Uma carta dirigida à Câmara dos Deputados (disponível no site Saldão da Amazônia) ajudou a fazer pressão e ganhou repercussão nas redes sociais. Na semana passada, um tuitaço elevou a hashtag #MP910Não às trending topics.
Vi pessoas de diferentes interesses falando da MP910 em seus perfis digitais, compartilhando conteúdos mobilizadores. E diversos foram os artistas do movimento 342 Amazônia, que aderiram à causa: Matheus Solano, Christiane Torloni, Julia Lemmertz e a cantora Annita, que vem se destacando nesta pandemia por seu engajamento ambiental e social, gravaram vídeos explicando a gravidade da situação, também para os povos indígenas, que estão ainda mais vulneráveis com a COVID-19.
Ontem à noite, depois da sessão que discutiu a MP910 e resultou no adiamento da votação, a cantora Annita recebeu o deputado Alessandro Molon em uma live em seu Instagram, para que ele explicasse a diferença entre medida provisória e projeto de lei (já que a MP pode mudar de forma) , e falasse sobre a medida, a votação e o futuro nessa questão. Reproduzo a seguir para que você assista. Tem quase uma hora, mas vale muito, e também ler os comentários de seus seguidores.
Todas as mobilizações contra a MP910, deixaram claro que vale muito se manifestar, denunciar, resistir, pressionar os parlamentares. Se alguém ainda tem alguma dúvida disso, não tenha mais. Assine petições, adira aos convites das organizações para lutar por algo que você acredita – seja na área ambiental ou social, pelos direitos humanos… Além disso, é importante que deputados e senadores nunca esqueçam de que trabalham na Casa do Povo, e pelo povo. Não contra ele e a favor de seus próprios interesses. Mas precisamos estar sempre atentos, cobrando.

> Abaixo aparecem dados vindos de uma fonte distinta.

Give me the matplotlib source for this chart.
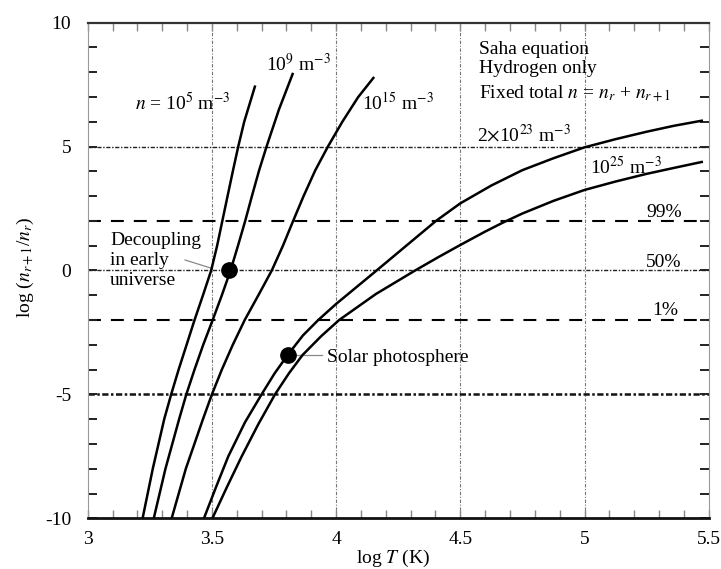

Agora, a sociedade precisa lutar pelo adiamento da votação do possível projeto de lei que substituirá a MP910. Que esse debate aconteça somente depois que a pandemia terminar. De acordo com o deputado Alessandro Molon, o relator será outro: o deputado Zé Silva está sendo substituído por Marcelo Ramos, o que, a princípio, parece uma boa notícia.